SHORT EXERCISE
Don't include pictures. Quote the lines below from the first through the line that contains "const categoryLabelPadding = [[0, 11, 0, 0], [0, 29, 0, 0]];".

GIVEN DATA
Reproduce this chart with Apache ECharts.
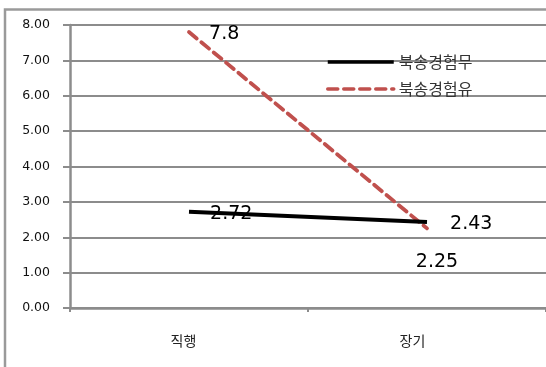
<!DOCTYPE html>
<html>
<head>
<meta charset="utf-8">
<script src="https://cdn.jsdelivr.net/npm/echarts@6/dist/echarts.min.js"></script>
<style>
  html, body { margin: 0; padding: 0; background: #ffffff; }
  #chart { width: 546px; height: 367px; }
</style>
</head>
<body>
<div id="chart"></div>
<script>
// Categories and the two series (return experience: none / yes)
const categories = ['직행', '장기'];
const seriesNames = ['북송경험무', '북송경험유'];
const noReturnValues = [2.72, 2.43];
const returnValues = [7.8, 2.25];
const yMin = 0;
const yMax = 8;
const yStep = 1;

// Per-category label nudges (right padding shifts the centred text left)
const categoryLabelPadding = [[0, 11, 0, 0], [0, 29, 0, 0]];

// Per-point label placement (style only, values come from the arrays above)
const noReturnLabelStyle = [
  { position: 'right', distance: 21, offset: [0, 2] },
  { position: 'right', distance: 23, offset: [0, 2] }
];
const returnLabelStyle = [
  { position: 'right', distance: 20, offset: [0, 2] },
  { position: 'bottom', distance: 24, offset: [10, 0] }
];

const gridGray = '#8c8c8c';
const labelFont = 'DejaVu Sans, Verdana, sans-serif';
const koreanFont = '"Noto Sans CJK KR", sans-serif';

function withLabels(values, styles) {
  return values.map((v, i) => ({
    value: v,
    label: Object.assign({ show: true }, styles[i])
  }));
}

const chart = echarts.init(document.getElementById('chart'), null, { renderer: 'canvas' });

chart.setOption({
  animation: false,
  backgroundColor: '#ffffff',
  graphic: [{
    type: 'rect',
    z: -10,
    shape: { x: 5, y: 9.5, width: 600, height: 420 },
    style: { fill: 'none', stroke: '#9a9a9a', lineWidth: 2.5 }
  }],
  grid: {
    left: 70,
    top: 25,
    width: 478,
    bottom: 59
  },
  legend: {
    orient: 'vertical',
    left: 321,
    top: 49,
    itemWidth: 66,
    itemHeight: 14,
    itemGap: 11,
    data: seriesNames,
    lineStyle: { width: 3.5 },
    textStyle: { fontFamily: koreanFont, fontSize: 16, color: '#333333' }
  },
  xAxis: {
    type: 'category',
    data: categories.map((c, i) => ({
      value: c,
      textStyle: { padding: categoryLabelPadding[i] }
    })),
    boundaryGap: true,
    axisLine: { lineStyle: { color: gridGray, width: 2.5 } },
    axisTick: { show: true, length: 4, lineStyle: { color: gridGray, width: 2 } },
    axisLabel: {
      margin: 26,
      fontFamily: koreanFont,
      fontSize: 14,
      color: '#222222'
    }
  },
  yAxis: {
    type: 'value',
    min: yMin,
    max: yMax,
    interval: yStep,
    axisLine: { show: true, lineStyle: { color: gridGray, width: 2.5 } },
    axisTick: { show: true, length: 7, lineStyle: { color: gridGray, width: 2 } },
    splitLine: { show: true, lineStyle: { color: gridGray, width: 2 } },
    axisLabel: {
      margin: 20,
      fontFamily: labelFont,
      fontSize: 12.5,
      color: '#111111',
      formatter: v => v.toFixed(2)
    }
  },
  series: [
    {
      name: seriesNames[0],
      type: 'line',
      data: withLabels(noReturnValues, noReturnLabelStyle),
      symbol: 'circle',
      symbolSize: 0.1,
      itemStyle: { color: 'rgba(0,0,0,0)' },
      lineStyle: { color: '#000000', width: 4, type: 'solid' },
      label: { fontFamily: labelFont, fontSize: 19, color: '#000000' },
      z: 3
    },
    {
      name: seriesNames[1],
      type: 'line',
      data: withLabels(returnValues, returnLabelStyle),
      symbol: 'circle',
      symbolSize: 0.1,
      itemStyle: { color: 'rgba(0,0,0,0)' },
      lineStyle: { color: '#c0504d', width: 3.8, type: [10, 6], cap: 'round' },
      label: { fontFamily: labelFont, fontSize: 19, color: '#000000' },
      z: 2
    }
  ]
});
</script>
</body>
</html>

TASK RESPONSE
Reproduce this chart with Apache ECharts.
<!DOCTYPE html>
<html>
<head>
<meta charset="utf-8">
<script src="https://cdn.jsdelivr.net/npm/echarts@6/dist/echarts.min.js"></script>
<style>
  html, body { margin: 0; padding: 0; background: #ffffff; }
  #chart { width: 546px; height: 367px; }
</style>
</head>
<body>
<div id="chart"></div>
<script>
// Categories and the two series (return experience: none / yes)
const categories = ['직행', '장기'];
const seriesNames = ['북송경험무', '북송경험유'];
const noReturnValues = [2.72, 2.43];
const returnValues = [7.8, 2.25];
const yMin = 0;
const yMax = 8;
const yStep = 1;

// Per-category label nudges (right padding shifts the centred text left)
const categoryLabelPadding = [[0, 11, 0, 0], [0, 29, 0, 0]];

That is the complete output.